Quelques détenus ont une identité bien définie et savent s'ils appartiennent à l'élément non criminel ou à l'élément criminel. Leurs attentes quant à la récidive ou à l'adoption d'un comportement respectueux des lois ont révélé que le système ne changeait rien à leur identité. Ils n'écoutaient pas le message correctionnel parce que celui-ci ne les concernait pas; il n'était pas nécessaire pour certains et vain pour d'autres.

La plupart des détenus consultés avaient des attitudes ambiguës quant à ce qu'ils pourraient faire après leur libération. Ils auraient aimé changer, mais changeraient de leur propre chef. Ils refusaient l'aide offerte par l'établissement correctionnel, mais cherchaient quand même de l'aide.

Cette observation reflète deux aspects de la situation caractéristique des détenus. D'une part, la majorité des détenus n'avait pas encore une identité bien définie. Ils se percevaient tantôt comme des citoyens respectueux des lois qui avaient fait une erreur, tantôt comme des criminels. D'autre part, selon les détenus, cette incertitude était due à l'apparent manque de fermeté des objectifs du système correctionnel. Confus et frustrés par la contradiction entre les objectifs formels du système correctionnel et ce qu'ils vivent chaque jour en prison, les détenus demandaient avec une colère de plus en plus évidente: «que voulez-vous vraiment»?

Au début de cet article, le rapport entre les détenus et le système correctionnel a été appelé un processus de communication. Il s'agit peut-être aussi d'un dialogue de sourds.

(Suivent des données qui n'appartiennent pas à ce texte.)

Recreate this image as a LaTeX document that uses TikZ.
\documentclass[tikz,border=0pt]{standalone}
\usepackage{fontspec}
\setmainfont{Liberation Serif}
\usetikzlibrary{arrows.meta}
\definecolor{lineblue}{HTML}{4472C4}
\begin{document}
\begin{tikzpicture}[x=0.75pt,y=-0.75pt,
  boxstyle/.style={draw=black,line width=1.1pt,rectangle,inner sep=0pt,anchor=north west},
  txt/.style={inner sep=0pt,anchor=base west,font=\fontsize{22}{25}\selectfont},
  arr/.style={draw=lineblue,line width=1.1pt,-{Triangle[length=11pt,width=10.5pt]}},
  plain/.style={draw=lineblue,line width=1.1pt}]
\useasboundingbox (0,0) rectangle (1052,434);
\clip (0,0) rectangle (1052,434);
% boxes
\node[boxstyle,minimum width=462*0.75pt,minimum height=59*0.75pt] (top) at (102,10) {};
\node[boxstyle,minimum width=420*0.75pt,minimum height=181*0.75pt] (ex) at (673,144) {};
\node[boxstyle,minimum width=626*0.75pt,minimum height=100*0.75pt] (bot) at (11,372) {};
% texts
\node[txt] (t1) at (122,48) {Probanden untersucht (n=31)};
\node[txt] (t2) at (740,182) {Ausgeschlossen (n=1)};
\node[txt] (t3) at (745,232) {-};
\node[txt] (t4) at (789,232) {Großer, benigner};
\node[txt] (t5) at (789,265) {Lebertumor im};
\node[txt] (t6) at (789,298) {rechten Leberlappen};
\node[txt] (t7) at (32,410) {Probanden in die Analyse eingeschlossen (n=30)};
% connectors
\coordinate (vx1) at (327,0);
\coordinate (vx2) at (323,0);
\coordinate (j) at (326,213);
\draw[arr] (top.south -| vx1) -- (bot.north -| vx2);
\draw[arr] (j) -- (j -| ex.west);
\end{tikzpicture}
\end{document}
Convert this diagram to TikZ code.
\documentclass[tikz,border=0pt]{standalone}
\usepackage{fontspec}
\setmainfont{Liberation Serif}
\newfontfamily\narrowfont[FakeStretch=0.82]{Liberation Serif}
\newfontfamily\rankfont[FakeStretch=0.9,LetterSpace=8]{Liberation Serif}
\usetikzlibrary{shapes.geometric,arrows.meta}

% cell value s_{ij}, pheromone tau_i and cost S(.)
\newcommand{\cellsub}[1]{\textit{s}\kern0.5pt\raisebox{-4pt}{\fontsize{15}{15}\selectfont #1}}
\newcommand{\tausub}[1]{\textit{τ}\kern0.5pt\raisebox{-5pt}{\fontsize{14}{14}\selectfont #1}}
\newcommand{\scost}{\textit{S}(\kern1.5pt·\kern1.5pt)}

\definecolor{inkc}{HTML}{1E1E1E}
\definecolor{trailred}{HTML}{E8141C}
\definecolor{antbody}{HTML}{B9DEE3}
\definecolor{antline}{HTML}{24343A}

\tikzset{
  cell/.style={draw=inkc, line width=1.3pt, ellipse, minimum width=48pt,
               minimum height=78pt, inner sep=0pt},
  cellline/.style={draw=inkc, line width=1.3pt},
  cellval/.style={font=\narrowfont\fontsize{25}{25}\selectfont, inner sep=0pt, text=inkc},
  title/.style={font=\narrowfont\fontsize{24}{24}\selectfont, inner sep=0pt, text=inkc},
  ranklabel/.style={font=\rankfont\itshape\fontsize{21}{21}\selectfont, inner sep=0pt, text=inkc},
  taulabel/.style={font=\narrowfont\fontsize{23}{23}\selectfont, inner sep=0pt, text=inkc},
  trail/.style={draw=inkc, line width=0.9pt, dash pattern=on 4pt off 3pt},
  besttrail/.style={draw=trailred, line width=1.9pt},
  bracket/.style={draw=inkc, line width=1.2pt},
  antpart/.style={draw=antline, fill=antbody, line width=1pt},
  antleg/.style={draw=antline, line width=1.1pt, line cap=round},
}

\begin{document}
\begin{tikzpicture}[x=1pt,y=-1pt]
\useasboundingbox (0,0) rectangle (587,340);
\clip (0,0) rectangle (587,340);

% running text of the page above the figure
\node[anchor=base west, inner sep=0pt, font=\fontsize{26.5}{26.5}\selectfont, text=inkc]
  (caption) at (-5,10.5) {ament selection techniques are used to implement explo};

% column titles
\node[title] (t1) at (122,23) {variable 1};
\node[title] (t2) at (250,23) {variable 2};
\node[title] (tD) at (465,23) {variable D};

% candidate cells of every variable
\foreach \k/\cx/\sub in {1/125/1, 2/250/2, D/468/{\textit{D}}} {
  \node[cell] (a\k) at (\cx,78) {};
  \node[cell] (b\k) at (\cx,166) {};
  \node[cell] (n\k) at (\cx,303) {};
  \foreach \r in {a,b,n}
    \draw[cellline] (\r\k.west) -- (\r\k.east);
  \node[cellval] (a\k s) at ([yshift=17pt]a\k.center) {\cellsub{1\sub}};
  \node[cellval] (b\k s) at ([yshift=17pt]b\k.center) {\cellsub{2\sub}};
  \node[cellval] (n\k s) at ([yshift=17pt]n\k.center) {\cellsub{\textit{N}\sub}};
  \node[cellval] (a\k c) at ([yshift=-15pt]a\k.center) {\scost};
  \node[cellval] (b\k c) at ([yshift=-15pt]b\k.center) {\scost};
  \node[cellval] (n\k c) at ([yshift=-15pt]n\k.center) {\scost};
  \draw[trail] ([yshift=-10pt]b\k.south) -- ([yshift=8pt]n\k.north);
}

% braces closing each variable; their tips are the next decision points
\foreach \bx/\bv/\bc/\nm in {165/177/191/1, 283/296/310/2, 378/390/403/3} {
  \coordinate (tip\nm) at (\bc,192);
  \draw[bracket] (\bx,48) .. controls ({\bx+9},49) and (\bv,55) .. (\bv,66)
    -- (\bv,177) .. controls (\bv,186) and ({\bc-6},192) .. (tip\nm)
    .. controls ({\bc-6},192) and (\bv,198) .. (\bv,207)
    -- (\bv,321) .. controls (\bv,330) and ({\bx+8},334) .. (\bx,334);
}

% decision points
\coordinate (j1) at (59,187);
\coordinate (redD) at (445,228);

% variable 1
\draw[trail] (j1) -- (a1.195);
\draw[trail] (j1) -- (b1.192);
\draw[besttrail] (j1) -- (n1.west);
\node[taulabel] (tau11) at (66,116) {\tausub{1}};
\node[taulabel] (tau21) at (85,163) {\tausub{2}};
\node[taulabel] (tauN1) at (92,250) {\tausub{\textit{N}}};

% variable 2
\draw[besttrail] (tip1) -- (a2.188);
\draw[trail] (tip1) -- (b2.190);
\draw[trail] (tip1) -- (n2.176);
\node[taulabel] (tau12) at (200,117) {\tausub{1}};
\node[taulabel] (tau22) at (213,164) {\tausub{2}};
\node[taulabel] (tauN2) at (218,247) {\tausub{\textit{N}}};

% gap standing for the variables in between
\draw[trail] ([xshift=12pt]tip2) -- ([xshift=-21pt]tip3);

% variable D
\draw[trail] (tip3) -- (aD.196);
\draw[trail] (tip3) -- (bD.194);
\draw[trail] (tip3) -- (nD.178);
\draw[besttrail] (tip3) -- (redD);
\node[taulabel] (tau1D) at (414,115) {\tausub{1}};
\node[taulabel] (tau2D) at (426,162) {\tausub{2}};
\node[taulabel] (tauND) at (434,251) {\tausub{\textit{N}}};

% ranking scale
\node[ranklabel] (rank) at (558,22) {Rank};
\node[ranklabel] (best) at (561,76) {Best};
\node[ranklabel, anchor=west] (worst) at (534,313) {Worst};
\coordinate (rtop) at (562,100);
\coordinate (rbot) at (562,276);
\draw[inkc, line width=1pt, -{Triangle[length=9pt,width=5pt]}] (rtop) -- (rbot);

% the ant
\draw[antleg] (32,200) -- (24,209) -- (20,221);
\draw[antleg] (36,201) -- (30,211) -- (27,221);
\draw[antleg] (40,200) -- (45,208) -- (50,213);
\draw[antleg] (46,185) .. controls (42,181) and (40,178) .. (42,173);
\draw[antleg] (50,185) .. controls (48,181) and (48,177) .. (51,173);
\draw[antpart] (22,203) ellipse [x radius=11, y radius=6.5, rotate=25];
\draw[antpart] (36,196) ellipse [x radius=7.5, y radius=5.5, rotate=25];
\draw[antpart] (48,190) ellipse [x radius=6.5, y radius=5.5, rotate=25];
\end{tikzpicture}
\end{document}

(1)Claudio Besozzi, Direction de la recherche et des statistiques, Service correctionnel du Canada, 340 avenue Laurier ouest, Ottawa (Ontario) K1A 0P9.
(2)Zamble (E.) et Porporino (F.), Coping, Behaviour and Adaptation in Prison Inmates, New York: Springer-Verlag, 1988, pp. 4-7.
(3)Les noms des détenus ont été changés.
(4)Toutes les citations étaient à l'origine en français, mais ont été adaptées ici.
(5)Les détenus qui ont été consultés étaient emprisonnés pour la première fois dans un établissement correctionnel fédéral. La plupart d'entre eux avaient un casier judiciaire et avaient déjà été emprisonnés dans des établissements spécialisés pour les jeunes ou dans des établissements correctionnels provinciaux.
(6)Pour une présentation approfondie de cette étude, voir Besozzi (C.) et Soullière (N.), Les détenus et leur prison : la perception de la prison chez les détenus d'un pénitencier à moyenne sécurité, Rapports de recherche J et 2, Ottawa, Service correctionnel du Canada, 1993. On peut aussi s'adresser à l'auteur pour obtenir une version circonstanciée de cet article.
(7)L'emploi de termes comme «certains» et «bon nombre» n'a pas de connotation quantitative. Il faut les prendre comme des énoncés existentiels: il y a au moins un détenu qui tient cette déclaration pour vraie.
(8)Pour une description des «jeux intellectuels», voir McDermott (K.) et King (R.D.), «Where the Action Is in Prisons», British Journal of Criminology, 28, 3, 1988, p. 357-375.
(9)Zamble et Porporino (voir le renvoi n° 2) concluent que le régime correctionnel a manqué l'occasion de profiter de l'ouverture qui survient au début d'une peine. Il semble que certains employés ferment les fenêtres que certains détenus ont oublié de fermer.
(10)Ce thème revient dans la plupart des romans écrits par d'anciens détenus. Voir par exemple Bunker (E.), No Beast So Fierce, New York, Norton, 1973:
«L'idée de la libération conditionnelle me terrifiait davantage que l'idée d'être emprisonné ne l'avait fait il y avait si longtemps. Cela m'aidait un peu de savoir que ce genre de nervosité n'est pas rare, quoique souvent niée, chez des hommes pour qui le monde hors de la prison s'estompe de plus en plus aufil des ans.» (p. 11) [adaptation]
En revanche, la peur dont ont parlé les détenus consultés n'était pas tant la peur que leur inspirait un monde extérieur qui avait changé que la peur de se retrouver dans un monde qui n'avait pas changé depuis leur entrée en prison.
(11)Duncan (M.G.), «Cradled on the Sea: Positive Images of Prison and Theories of Punishment», California Law Review, 76, 6, 1988, p. 1202-1247.